WHAT YOU NEED TO DO → Quote the data exactly, first line to the line containing "const yTicks = [70,80,90,100,110,120,130,140,150];", with no pictures.

-- Begin COLLECTED MATERIAL --

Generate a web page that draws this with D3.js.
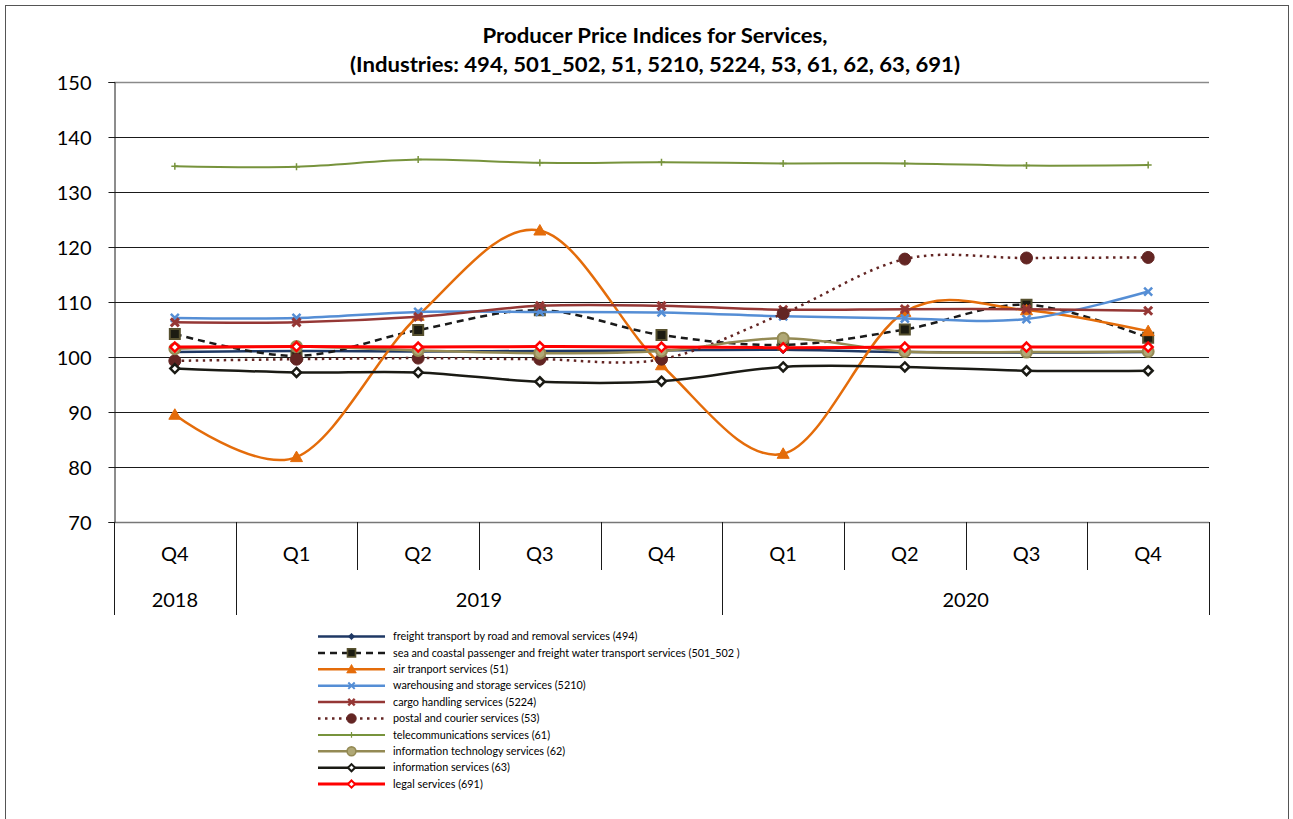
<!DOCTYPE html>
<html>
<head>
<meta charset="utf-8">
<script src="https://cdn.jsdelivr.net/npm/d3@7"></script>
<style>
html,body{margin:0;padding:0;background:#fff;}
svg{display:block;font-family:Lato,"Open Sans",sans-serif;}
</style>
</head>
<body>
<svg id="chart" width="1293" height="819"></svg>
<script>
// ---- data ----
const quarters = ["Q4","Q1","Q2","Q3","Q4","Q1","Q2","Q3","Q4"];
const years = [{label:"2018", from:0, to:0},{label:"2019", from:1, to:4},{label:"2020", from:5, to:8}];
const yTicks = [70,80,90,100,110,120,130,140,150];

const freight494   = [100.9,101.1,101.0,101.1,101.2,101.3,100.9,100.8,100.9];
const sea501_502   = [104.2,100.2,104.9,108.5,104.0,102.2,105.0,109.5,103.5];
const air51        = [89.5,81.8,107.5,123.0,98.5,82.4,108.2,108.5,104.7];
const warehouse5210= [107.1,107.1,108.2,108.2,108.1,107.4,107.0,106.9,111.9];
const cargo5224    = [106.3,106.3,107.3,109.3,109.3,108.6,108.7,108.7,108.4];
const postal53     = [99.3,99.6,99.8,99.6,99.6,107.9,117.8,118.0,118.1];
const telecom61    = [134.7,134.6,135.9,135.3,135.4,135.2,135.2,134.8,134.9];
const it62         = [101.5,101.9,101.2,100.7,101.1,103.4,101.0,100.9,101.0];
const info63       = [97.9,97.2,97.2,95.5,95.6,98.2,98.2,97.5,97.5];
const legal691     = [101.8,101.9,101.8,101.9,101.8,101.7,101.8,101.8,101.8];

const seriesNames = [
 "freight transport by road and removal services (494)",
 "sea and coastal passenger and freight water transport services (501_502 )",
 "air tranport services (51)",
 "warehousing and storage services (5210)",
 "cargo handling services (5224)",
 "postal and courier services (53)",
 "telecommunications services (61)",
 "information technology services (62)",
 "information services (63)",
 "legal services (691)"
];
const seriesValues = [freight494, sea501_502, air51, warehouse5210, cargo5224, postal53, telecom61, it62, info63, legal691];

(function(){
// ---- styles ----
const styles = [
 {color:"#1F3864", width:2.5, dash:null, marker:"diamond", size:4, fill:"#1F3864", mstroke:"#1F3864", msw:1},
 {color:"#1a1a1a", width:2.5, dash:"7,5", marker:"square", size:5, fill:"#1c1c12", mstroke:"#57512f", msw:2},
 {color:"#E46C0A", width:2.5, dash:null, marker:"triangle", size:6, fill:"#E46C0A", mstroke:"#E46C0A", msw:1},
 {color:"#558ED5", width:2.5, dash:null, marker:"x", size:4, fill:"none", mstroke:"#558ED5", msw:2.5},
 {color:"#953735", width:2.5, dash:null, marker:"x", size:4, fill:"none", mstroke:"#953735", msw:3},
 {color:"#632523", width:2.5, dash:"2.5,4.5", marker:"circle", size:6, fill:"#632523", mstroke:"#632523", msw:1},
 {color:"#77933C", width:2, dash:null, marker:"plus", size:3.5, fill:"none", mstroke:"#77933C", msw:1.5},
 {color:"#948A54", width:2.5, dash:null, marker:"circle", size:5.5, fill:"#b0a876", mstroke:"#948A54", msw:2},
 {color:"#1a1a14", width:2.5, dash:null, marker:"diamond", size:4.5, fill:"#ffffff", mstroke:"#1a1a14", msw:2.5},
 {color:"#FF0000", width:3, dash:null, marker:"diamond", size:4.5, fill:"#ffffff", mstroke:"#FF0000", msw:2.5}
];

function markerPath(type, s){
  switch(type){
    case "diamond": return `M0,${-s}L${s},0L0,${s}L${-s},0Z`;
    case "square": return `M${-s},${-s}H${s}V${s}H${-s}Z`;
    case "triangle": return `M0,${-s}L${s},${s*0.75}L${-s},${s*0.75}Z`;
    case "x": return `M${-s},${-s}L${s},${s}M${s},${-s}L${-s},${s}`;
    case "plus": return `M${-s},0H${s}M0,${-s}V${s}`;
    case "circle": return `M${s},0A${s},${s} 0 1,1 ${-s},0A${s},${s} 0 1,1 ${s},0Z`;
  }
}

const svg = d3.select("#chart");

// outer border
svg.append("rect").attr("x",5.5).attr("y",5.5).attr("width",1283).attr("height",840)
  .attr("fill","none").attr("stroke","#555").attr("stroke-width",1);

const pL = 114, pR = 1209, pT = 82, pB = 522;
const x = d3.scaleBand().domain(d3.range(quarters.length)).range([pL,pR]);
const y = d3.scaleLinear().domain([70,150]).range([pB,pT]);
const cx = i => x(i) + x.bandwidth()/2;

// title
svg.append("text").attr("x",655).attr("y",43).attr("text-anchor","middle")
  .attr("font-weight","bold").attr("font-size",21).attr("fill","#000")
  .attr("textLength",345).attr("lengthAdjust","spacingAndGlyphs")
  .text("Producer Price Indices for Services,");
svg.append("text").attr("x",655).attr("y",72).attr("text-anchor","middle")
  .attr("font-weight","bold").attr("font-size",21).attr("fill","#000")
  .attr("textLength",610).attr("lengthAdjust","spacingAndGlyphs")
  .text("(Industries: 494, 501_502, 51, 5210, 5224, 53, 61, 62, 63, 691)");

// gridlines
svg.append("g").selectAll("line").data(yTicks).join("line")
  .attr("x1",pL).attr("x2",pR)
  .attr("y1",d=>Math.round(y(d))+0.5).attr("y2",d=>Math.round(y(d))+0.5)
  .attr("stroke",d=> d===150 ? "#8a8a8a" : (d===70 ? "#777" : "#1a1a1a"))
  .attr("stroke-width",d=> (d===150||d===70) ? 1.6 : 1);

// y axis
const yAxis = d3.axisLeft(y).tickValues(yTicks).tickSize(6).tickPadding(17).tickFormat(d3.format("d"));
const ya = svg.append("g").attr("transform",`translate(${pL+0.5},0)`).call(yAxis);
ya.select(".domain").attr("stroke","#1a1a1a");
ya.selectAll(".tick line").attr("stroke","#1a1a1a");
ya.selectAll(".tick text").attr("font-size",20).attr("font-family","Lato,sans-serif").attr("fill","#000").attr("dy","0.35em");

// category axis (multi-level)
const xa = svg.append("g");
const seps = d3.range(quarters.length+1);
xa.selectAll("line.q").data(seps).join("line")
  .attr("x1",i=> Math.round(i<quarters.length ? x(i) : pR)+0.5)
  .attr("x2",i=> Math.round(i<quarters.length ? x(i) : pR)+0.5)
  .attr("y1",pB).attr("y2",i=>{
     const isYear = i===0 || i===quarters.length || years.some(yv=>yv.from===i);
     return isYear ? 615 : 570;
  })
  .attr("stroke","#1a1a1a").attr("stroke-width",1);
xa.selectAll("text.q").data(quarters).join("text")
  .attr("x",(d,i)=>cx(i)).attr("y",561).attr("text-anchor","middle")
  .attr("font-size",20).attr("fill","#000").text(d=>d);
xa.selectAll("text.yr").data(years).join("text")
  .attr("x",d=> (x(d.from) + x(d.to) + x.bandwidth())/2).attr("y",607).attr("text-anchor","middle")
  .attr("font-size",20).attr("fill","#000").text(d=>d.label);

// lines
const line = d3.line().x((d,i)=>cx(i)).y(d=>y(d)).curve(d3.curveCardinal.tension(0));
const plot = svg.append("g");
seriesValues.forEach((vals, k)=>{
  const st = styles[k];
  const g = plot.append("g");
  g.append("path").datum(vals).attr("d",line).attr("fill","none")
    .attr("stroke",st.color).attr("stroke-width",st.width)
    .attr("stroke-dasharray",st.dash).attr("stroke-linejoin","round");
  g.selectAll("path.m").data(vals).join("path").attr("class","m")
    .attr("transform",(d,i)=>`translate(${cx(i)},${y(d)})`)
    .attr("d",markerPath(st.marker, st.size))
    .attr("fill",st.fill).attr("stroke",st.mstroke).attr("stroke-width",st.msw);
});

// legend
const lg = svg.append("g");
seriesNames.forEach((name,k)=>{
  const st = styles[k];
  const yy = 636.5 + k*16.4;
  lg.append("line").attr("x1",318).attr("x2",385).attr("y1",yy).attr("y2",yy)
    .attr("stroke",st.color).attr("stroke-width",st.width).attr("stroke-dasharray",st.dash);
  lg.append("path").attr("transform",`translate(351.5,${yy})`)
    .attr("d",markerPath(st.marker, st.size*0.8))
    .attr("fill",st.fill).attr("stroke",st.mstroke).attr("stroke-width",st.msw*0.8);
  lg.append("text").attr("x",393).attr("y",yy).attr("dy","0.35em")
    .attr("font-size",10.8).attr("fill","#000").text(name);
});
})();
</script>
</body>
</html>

-- End COLLECTED MATERIAL --

REPLY TO THE TASK →
Generate a web page that draws this with D3.js.
<!DOCTYPE html>
<html>
<head>
<meta charset="utf-8">
<script src="https://cdn.jsdelivr.net/npm/d3@7"></script>
<style>
html,body{margin:0;padding:0;background:#fff;}
svg{display:block;font-family:Lato,"Open Sans",sans-serif;}
</style>
</head>
<body>
<svg id="chart" width="1293" height="819"></svg>
<script>
// ---- data ----
const quarters = ["Q4","Q1","Q2","Q3","Q4","Q1","Q2","Q3","Q4"];
const years = [{label:"2018", from:0, to:0},{label:"2019", from:1, to:4},{label:"2020", from:5, to:8}];
const yTicks = [70,80,90,100,110,120,130,140,150];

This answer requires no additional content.